Trevor-Roper, by contrast, drew attention to certain key points made by Hitler: firstly, his belief that Germany would have to fight not later than 1945, secondly that the first war target would be Czechoslovakia, perhaps as early as 1938, and thirdly that he did not believe that any other powers would intervene to stop it. All these predictions did in fact come true. Although some of Taylor's arguments were justified (the Anschluss with Austria in March 1938 fitted in with Hitler's general scheme, though the details were clearly improvised on the spur of the moment); on the whole I think Trevor-Roper had the better of the argument.

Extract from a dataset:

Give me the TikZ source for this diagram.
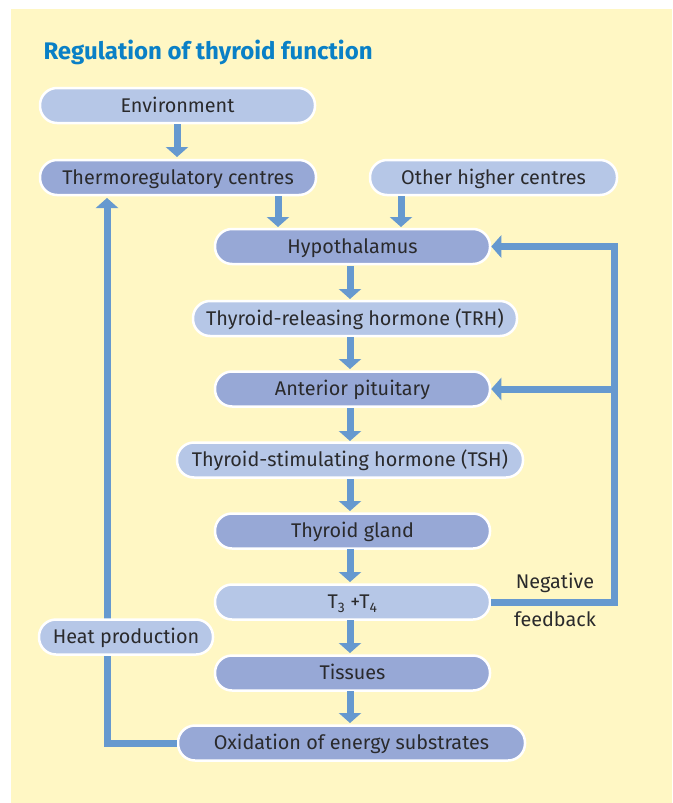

Events on Germany moved fast after Hossbach. Dr. Schacht resigned and economic priority was now given to the Four-Year Plan for preparation for war, led by Goering. Next February Neurath was replaced as Foreign Minister by the Nazi Ribbentrop. At much the same time, Blomberg was forced to resign as War Minister when it was revealed that his wife, whom he had recently married, might once have been a prostitute; and Fritsch was hounded from his position of Commander-in-Chief by the wholly false accusation that he was homosexual. For the first time, Hitler now took direct personal control of the army, working through the colourless and mediocre Keitel.
But perhaps the most significant consequence of the Hossbach meeting happened just a month afterwards, on December 7th, in a directive from General Jodl at the OKW. The German military planners had drawn up "Plan Red", which envisaged an essentially defensive operation against France; and also "Plan Green", for an attack on Czechoslovakia. Germany did not have the military resources to implement both plans simultaneously. Now the order went out that priority was to be given to "Plan Green", because "Plan Red" was unlikely to be needed. So: the German army was to be ready to invade Czechoslovakia; and for those in the military who asked, "What if the French attack while we're doing this?", Hitler would reply, "Don't worry! I'll make sure they won't!" Of course, Hitler had as yet no idea how he would bring this about, but he was sure that something would turn up. This can be taken as evidence for both the Taylor and the Trevor-Roper interpretations.
The climax of Robert Harris's recent historical novel, "Munich" is when the hero, a young British official, is given a pirated copy of the Hossbach Memorandum by an anti-Nazi officer. He attempts to show it to Chamberlain, to warn him about Hitler's aggressive intentions, but the Prime Minister refuses to look at it. I can strongly recommend the novel as a splendid read, but I don't believe this particular episode has any historical basis.